Since social conditions in the South are such as to necessitate a system of separate schools for whites and Negroes, and since this necessitates the establishment of a large number of extra schools, it inevitably results in the shortening of school terms and the cutting down of the salaries of teachers. I have found some Negro country schools in Alabama paying the teachers from twelve to fifteen dollars per month, and the length of the school term was only four months. In these cases I did not find the teachers worrying over the small salary, but they were working to have the Negro patrons, from their own scanty purses, lengthen the school term. In not a few cases the Negro teachers observed were thus lengthening out the school term from one to two months every year.
The Negro teacher is also here and there founding institutions of higher learning.

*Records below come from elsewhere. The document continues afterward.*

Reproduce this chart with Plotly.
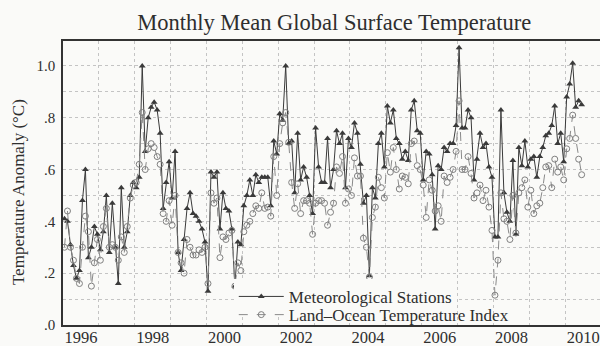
import plotly.graph_objects as go

# Monthly anomalies (deg C), Jan 1996 .. Jun 2010
met_1996 = [.41, .40, .31, .23, .18, .21, .48, .60, .26, .30, .38, .35]
met_1997 = [.29, .36, .50, .28, .47, .30, .16, .53, .30, .36, .50, .55]
met_1998 = [.53, .57, 1.00, .67, .80, .84, .86, .83, .74, .45, .55, .63]
met_1999 = [.49, .67, .28, .21, .33, .45, .51, .43, .42, .40, .37, .32]
met_2000 = [.13, .59, .57, .59, .37, .51, .45, .44, .37, .15, .32, .31]
met_2001 = [.46, .50, .56, .50, .58, .55, .57, .57, .57, .46, .71, .66]
met_2002 = [.815, .79, 1.00, .70, .71, .51, .74, .56, .61, .57, .50, .43]
met_2003 = [.76, .61, .55, .55, .72, .53, .60, .75, .70, .74, .53, .72]
met_2004 = [.685, .78, .74, .62, .47, .50, .19, .53, .49, .70, .74, .61]
met_2005 = [.845, .78, .83, .72, .70, .64, .67, .635, .83, .865, .75, .74]
met_2006 = [.56, .67, .66, .58, .37, .615, .60, .685, .67, .70, .70, .77]
met_2007 = [1.07, .76, .76, .83, .80, .56, .64, .74, .685, .70, .61, .57]
met_2008 = [.34, .34, .83, .51, .435, .40, .635, .35, .685, .615, .71, .61]
met_2009 = [.64, .65, .57, .65, .685, .73, .74, .77, .845, .70, .74, .63]
met_2010 = [.88, .93, 1.01, .84, .865, .85]

loti_1996 = [.30, .44, .30, .25, .18, .16, .30, .42, .36, .15, .24, .33]
loti_1997 = [.25, .38, .45, .30, .31, .30, .25, .34, .28, .38, .49, .54]
loti_1998 = [.55, .62, .82, .60, .68, .70, .685, .65, .62, .43, .40, .48]
loti_1999 = [.385, .50, .28, .24, .20, .33, .30, .27, .27, .29, .28, .30]
loti_2000 = [.16, .51, .47, .49, .26, .34, .33, .355, .365, .15, .24, .21]
loti_2001 = [.36, .385, .40, .43, .46, .45, .51, .45, .455, .42, .65, .50]
loti_2002 = [.70, .78, .82, .705, .55, .45, .545, .43, .48, .48, .47, .35]
loti_2003 = [.47, .48, .48, .47, .385, .435, .47, .61, .585, .65, .47, .525]
loti_2004 = [.50, .645, .575, .575, .335, .30, .185, .415, .455, .57, .53, .49]
loti_2005 = [.665, .59, .685, .60, .525, .575, .57, .545, .70, .71, .615, .60]
loti_2006 = [.54, .415, .56, .52, .44, .46, .40, .575, .55, .57, .60, .67]
loti_2007 = [.865, .60, .60, .65, .585, .49, .51, .54, .48, .52, .455, .365]
loti_2008 = [.115, .25, .51, .41, .40, .33, .50, .355, .51, .53, .56, .455]
loti_2009 = [.52, .43, .46, .47, .53, .61, .615, .53, .64, .59, .61, .56]
loti_2010 = [.68, .72, .81, .72, .64, .58]

start_year = 1996
year_labels = ["1996", "1998", "2000", "2002", "2004", "2006", "2008", "2010"]
y_ticks = [0.0, 0.2, 0.4, 0.6, 0.8, 1.0]
y_tick_text = [".0", ".2", ".4", ".6", ".8", "1.0"]

met = (met_1996 + met_1997 + met_1998 + met_1999 + met_2000 + met_2001 + met_2002 +
       met_2003 + met_2004 + met_2005 + met_2006 + met_2007 + met_2008 + met_2009 + met_2010)
loti = (loti_1996 + loti_1997 + loti_1998 + loti_1999 + loti_2000 + loti_2001 + loti_2002 +
        loti_2003 + loti_2004 + loti_2005 + loti_2006 + loti_2007 + loti_2008 + loti_2009 + loti_2010)

t_met = [start_year + (i + 0.5) / 12 for i in range(len(met))]
t_loti = [start_year + (i + 0.5) / 12 for i in range(len(loti))]

SERIF = "Liberation Serif, Times New Roman, serif"
INK = "#2e2e2e"
BG = "#fafaf8"
GRID = "#c4c4c4"

fig = go.Figure()
fig.add_trace(go.Scatter(
    x=t_met, y=met, mode="lines+markers", name="Meteorological Stations",
    line=dict(color="#3a3a3a", width=1),
    marker=dict(symbol="triangle-up", size=6, color="#3a3a3a"),
    legend="legend",
))
fig.add_trace(go.Scatter(
    x=t_loti, y=loti, mode="lines+markers", name="Land\u2013Ocean Temperature Index",
    line=dict(color="#8a8a8a", width=1, dash="dash"),
    marker=dict(symbol="circle-open", size=6, color="#808080", line=dict(width=1)),
    legend="legend2",
))

year_ticks = [int(l) + 0.5 for l in year_labels]
all_years = list(range(start_year, 2011))

leg_common = dict(xanchor="left", yanchor="middle", borderwidth=0,
                  itemwidth=45, font=dict(family=SERIF, size=17, color=INK))

fig.update_layout(
    width=600, height=346,
    margin=dict(l=63, r=0, t=41, b=21),
    paper_bgcolor=BG, plot_bgcolor=BG,
    font=dict(family=SERIF, color=INK, size=15),
    title=dict(text="Monthly Mean Global Surface Temperature", x=0.557, xanchor="center",
               y=1 - 22 / 346, yanchor="middle",
               font=dict(family=SERIF, size=22.5, color=INK)),
    showlegend=True,
    legend=dict(x=0.318, y=0.099, bgcolor=BG, **leg_common),
    legend2=dict(x=0.318, y=0.035, bgcolor="rgba(0,0,0,0)", **leg_common),
    xaxis=dict(range=[1996, 2010.97], tickmode="array", tickvals=year_ticks, ticktext=year_labels,
               showgrid=False, ticks="", zeroline=False, automargin=False,
               ticklabelstandoff=-4,
               showline=True, linecolor="#333", linewidth=1.5, mirror=True,
               tickfont=dict(family=SERIF, size=16.5, color=INK),
               minor=dict(tickmode="array", tickvals=all_years, showgrid=True,
                          gridcolor=GRID, gridwidth=1, griddash="dot", ticks="")),
    yaxis=dict(range=[0, 1.096], tickmode="array", tickvals=y_ticks, ticktext=y_tick_text,
               showgrid=True, gridcolor=GRID, gridwidth=1, griddash="dot",
               ticks="", zeroline=False, showline=True, linecolor="#333", linewidth=1.5,
               automargin=False, ticklabelstandoff=3,
               tickfont=dict(family=SERIF, size=15, color=INK),
               minor=dict(tickmode="array", tickvals=[0.1, 0.3, 0.5, 0.7, 0.9], showgrid=True,
                          gridcolor=GRID, gridwidth=1, griddash="dot", ticks="")),
    annotations=[dict(text="Temperature Anomaly (\u00b0C)", textangle=-90,
                      xref="paper", yref="paper", x=-0.0838, y=0.468,
                      xanchor="center", yanchor="middle", showarrow=False,
                      font=dict(family=SERIF, size=17, color=INK))],
)

fig.write_html("out.html", config={"displayModeBar": False},
               post_script="document.body.style.margin='0';document.body.style.background='#fafaf8';")
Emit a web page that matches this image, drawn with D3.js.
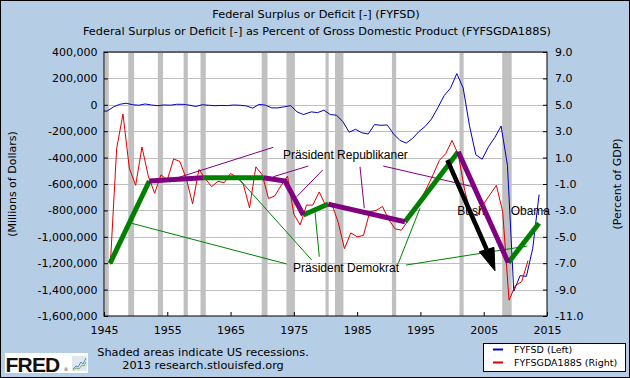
<!DOCTYPE html>
<html><head><meta charset="utf-8">
<script src="https://cdn.jsdelivr.net/npm/d3@7"></script>
<style>html,body{margin:0;padding:0;background:#fff}svg{display:block}</style>
</head><body>
<svg id="c" width="630" height="378"></svg>
<script>
// ---------- data ----------
const blueYears = d3.range(1944, 2014);
const blueVals = [-47557,-47553,-15936,4018,11796,580,-3119,6102,-1519,-6493,-1154,-2993,3947,3412,-2769,-12849,301,-3335,-7146,-4756,-5915,-1411,-3698,-8643,-25161,3242,-2842,-23033,-23373,-14908,-6135,-53242,-73732,-53659,-59185,-40726,-73830,-78968,-127977,-207802,-185367,-212308,-221227,-149730,-155178,-152639,-221036,-269238,-290321,-255051,-203186,-163952,-107431,-21884,69270,125610,236241,128236,-157758,-377585,-412727,-318346,-248181,-160701,-458553,-1412688,-1294373,-1299595,-1086963,-680000];
const redYears = d3.range(1946, 2013);
const redVals = [-7.1,1.7,4.3,0.2,-1.1,1.8,-0.4,-1.7,-0.3,-0.7,0.9,0.7,-0.6,-2.5,0.1,-0.6,-1.2,-0.8,-0.9,-0.2,-0.5,-1.0,-2.8,0.3,-0.3,-2.1,-1.9,-1.1,-0.4,-3.3,-4.1,-2.6,-2.6,-1.6,-2.6,-2.5,-3.9,-5.9,-4.7,-5.0,-4.9,-3.1,-3.0,-2.7,-3.7,-4.4,-4.5,-3.8,-2.8,-2.2,-1.3,-0.3,0.8,1.3,2.3,1.2,-1.5,-3.3,-3.4,-2.5,-1.8,-1.1,-3.1,-9.8,-8.7,-8.4,-6.8];
const recStart = [1945.08,1948.83,1953.5,1957.58,1960.25,1969.92,1973.83,1980.0,1981.5,1990.5,2001.17,2007.92];
const recEnd   = [1945.75,1949.75,1954.33,1958.25,1961.08,1970.83,1975.17,1980.5,1982.83,1991.17,2001.83,2009.42];
const xTicks = [1945,1955,1965,1975,1985,1995,2005,2015];
const xTickLabels = ["1945","1955","1965","1975","1985","1995","2005","2015"];
const leftTicks = [400000,200000,0,-200000,-400000,-600000,-800000,-1000000,-1200000,-1400000,-1600000];
const leftTickLabels = ["400,000","200,000","0","-200,000","-400,000","-600,000","-800,000","-1,000,000","-1,200,000","-1,400,000","-1,600,000"];
const rightTicks = [9,7,5,3,1,-1,-3,-5,-7,-9,-11];
const rightTickLabels = ["9.0","7.0","5.0","3.0","1.0","-1.0","-3.0","-5.0","-7.0","-9.0","-11.0"];
// annotation (year, percent of GDP)
const demSegments = [
  [[1945.95,-7.01],[1952.16,-0.77]],
  [[1960.69,-0.52],[1970.17,-0.52]],
  [[1976.49,-3.35],[1980.44,-2.52]],
  [[1992.56,-3.86],[2000.98,1.45]],
  [[2008.88,-6.96],[2013.73,-3.98]]
];
const repSegments = [
  [[1952.16,-0.77],[1960.69,-0.52]],
  [[1970.17,-0.52],[1973.60,-0.77],[1976.49,-3.35]],
  [[1980.44,-2.52],[1992.56,-3.86]],
  [[2000.98,1.45],[2008.88,-6.96]]
];
const repPointers = [
  [[1971.75,1.78],[1956.49,-0.55]],
  [[1977.28,0.36],[1971.75,-0.45]],
  [[1979.56,0.06],[1975.45,-1.96]],
  [[1985.45,0.31],[1986.13,-2.84]],
  [[1989.13,0.36],[2003.23,-1.20]]
];
const demPointers = [
  [[1949.38,-3.98],[1973.87,-7.06]],
  [[1966.49,-0.70],[1977.82,-6.76]],
  [[1978.34,-3.10],[1979.02,-6.51]],
  [[1994.93,-2.84],[1991.50,-7.01]],
  [[1992.72,-7.14],[2011.89,-5.70]]
];
const arrowShaft = [[1999.25,0.82],[2005.47,-5.96]];
const arrowHead = [[2004.30,-6.13],[2006.62,-5.80],[2006.78,-7.57]];
const labels = [
  {text:"Präsident Republikaner", at:[1973.3,0.86]},
  {text:"Präsident Demokrat", at:[1974.86,-7.65]},
  {text:"Bush", at:[2000.83,-3.37]},
  {text:"Obama", at:[2009.26,-3.37]}
];
const seriesNames = ["FYFSD (Left)","FYFSGDA188S (Right)"];

// ---------- layout ----------
const W=630,H=378, L=104, R=547, T=52, B=316;
const FONT="DejaVu Sans, sans-serif";
const svg=d3.select("#c");
const x=d3.scaleLinear().domain([1945,2015]).range([L,R]);
const yL=d3.scaleLinear().domain([-1600000,400000]).range([B,T]);
const yR=d3.scaleLinear().domain([-11,9]).range([B,T]);
const blueDate = yr => yr + (yr < 1977 ? 0.5 : 0.75); // fiscal year end

svg.append("rect").attr("x",0.5).attr("y",0.5).attr("width",W-1).attr("height",H-1)
  .attr("fill","#b5cde5").attr("stroke","#000");

// titles
svg.append("text").attr("x",316).attr("y",18).attr("text-anchor","middle")
  .attr("font-family",FONT).attr("font-size",11.3).text("Federal Surplus or Deficit [-] (FYFSD)");
svg.append("text").attr("x",317).attr("y",35).attr("text-anchor","middle")
  .attr("font-family",FONT).attr("font-size",11.3).text("Federal Surplus or Deficit [-] as Percent of Gross Domestic Product (FYFSGDA188S)");

// plot bg
svg.append("rect").attr("x",L).attr("y",T).attr("width",R-L).attr("height",B-T).attr("fill","#fff");
svg.append("clipPath").attr("id","clip").append("rect").attr("x",L).attr("y",T).attr("width",R-L).attr("height",B-T);
const plot=svg.append("g").attr("clip-path","url(#clip)");

// recessions
plot.selectAll("rect.rec").data(recStart).join("rect").attr("class","rec")
  .attr("x",d=>x(d)).attr("width",(d,i)=>x(recEnd[i])-x(d))
  .attr("y",T).attr("height",B-T).attr("fill","#c0c0c0");
// grid
plot.selectAll("line.grid").data(leftTicks).join("line").attr("class","grid")
  .attr("x1",L).attr("x2",R).attr("y1",d=>Math.round(yL(d))+0.5).attr("y2",d=>Math.round(yL(d))+0.5)
  .attr("stroke","#c0c0c0").attr("stroke-width",1);

// series
const blueLine=d3.line().x((d,i)=>x(blueDate(blueYears[i]))).y(d=>yL(d));
plot.append("path").datum(blueVals).attr("d",blueLine).attr("fill","none").attr("stroke","#0000c0").attr("stroke-width",1);
const redLine=d3.line().x((d,i)=>x(redYears[i])).y(d=>yR(d));
plot.append("path").datum(redVals).attr("d",redLine).attr("fill","none").attr("stroke","#dd0000").attr("stroke-width",1);

// annotations
const aLine=d3.line().x(d=>x(d[0])).y(d=>yR(d[1]));
const ann=svg.append("g");
ann.selectAll("path.rp").data(repPointers).join("path").attr("d",aLine).attr("fill","none").attr("stroke","#800080").attr("stroke-width",1);
ann.selectAll("path.dp").data(demPointers).join("path").attr("d",aLine).attr("fill","none").attr("stroke","#008000").attr("stroke-width",1);
ann.selectAll("text.lab").data(labels).join("text").attr("class","lab")
  .attr("x",d=>x(d.at[0])).attr("y",d=>yR(d.at[1]))
  .attr("font-family","Liberation Sans, Arial, sans-serif").attr("font-size",12).attr("fill","#000").text(d=>d.text);
ann.selectAll("path.ds").data(demSegments).join("path").attr("d",aLine).attr("fill","none").attr("stroke","#008000").attr("stroke-width",5);
ann.selectAll("path.rs").data(repSegments).join("path").attr("d",aLine).attr("fill","none").attr("stroke","#800080").attr("stroke-width",5).attr("stroke-linejoin","miter");
ann.append("path").datum(arrowShaft).attr("d",aLine).attr("stroke","#000").attr("stroke-width",4.5).attr("fill","none");
ann.append("path").datum(arrowHead).attr("d",d=>aLine(d)+"Z").attr("fill","#000").attr("stroke","#000").attr("stroke-width",1);

// border
svg.append("rect").attr("x",L).attr("y",T).attr("width",R-L).attr("height",B-T).attr("fill","none").attr("stroke","#000").attr("stroke-width",1);

// axes
function styleAxis(g){
  g.select(".domain").remove();
  g.selectAll(".tick line").attr("stroke","#000");
  g.selectAll(".tick text").attr("font-family",FONT).attr("font-size",11).attr("fill","#000");
}
svg.append("g").attr("transform",`translate(${L},0)`)
  .call(d3.axisLeft(yL).tickValues(leftTicks).tickFormat((d,i)=>leftTickLabels[i]).tickSize(-4).tickPadding(6.5))
  .call(styleAxis);
svg.append("g").attr("transform",`translate(${R},0)`)
  .call(d3.axisRight(yR).tickValues(rightTicks).tickFormat((d,i)=>rightTickLabels[i]).tickSize(-4).tickPadding(8))
  .call(styleAxis);
svg.append("g").attr("transform",`translate(0,${B})`)
  .call(d3.axisBottom(x).tickValues(xTicks).tickFormat((d,i)=>xTickLabels[i]).tickSize(-4).tickPadding(10))
  .call(styleAxis);

// axis titles
svg.append("text").attr("transform",`translate(16,${(T+B)/2}) rotate(-90)`).attr("text-anchor","middle")
  .attr("font-family",FONT).attr("font-size",11).text("(Millions of Dollars)");
svg.append("text").attr("transform",`translate(621,${(T+B)/2}) rotate(-90)`).attr("text-anchor","middle")
  .attr("font-family",FONT).attr("font-size",11).text("(Percent of GDP)");

// footer
svg.append("text").attr("x",203).attr("y",355.5).attr("text-anchor","middle").attr("font-family",FONT).attr("font-size",11.3).text("Shaded areas indicate US recessions.");
svg.append("text").attr("x",203).attr("y",368.5).attr("text-anchor","middle").attr("font-family",FONT).attr("font-size",11.3).text("2013 research.stlouisfed.org");

// FRED logo
svg.append("rect").attr("x",5).attr("y",353).attr("width",83).attr("height",20).attr("fill","#fff");
svg.append("text").attr("x",5.5).attr("y",371.5).attr("font-family","Liberation Sans, Arial, sans-serif").attr("font-weight","bold")
  .attr("font-size",21).attr("letter-spacing",-0.8).attr("fill","#111").text("FRED");
svg.append("text").attr("x",63.5).attr("y",370.5).attr("font-family",FONT).attr("font-size",5).attr("fill","#444").text("®");
const icon=svg.append("g");
icon.append("rect").attr("x",72).attr("y",356).attr("width",15).attr("height",15).attr("fill","#dfe7ef");
icon.append("path").attr("d","M73,369 L76,366 L78,367 L81,362 L83,364 L86,358").attr("fill","none").attr("stroke","#5a8cc0").attr("stroke-width",1);
icon.append("path").attr("d","M73,370 L76,368 L79,369 L82,365 L84,366 L86,362").attr("fill","none").attr("stroke","#7ab05a").attr("stroke-width",1);

// legend
const lg=svg.append("g");
lg.append("rect").attr("x",483.5).attr("y",343.5).attr("width",142).attr("height",28).attr("fill","#fff").attr("stroke","#000");
const legColors=["#0000cc","#dd0000"];
seriesNames.forEach((n,i)=>{
  lg.append("line").attr("x1",493).attr("x2",503).attr("y1",349.5+i*13).attr("y2",349.5+i*13).attr("stroke",legColors[i]).attr("stroke-width",2);
  lg.append("text").attr("x",514).attr("y",353+i*13).attr("font-family",FONT).attr("font-size",9.5).text(n);
});
</script>
</body></html>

He is getting a hold on the churches, the state, benevolent societies, and individuals, and is causing them to contribute money and goods to educational centers which are to prove most potent levers in lifting the race to a higher level.
The fact that at present a large number of the states of the Union are basing suffrage upon an educational qualification enhances the value of the literary work to be done by the Negro teacher. In some states in the South the educational qualification is avowedly adopted by the whites to eliminate the Negro from the body politic. The Negro teachers are not sleeping over the interests of their race in this matter. They are working quietly, but earnestly. Most of them have the resolution which I heard expressed during the past summer by a Negro country school teacher, viz.: "I intend that all my pupils shall learn to read, write, and have the qualifications for voting if nothing more."
This, then, is what the Negro teacher is doing in the matter of uplifting his race: he is giving to it literary training, teaching it to skillfully use the hand, and encouraging it to accumulate property. He is lengthening school terms and founding institutions of learning. He is entering into the inner life of his people; and is implanting ideas and ideals there which will make them strong and respected by all the races of mankind.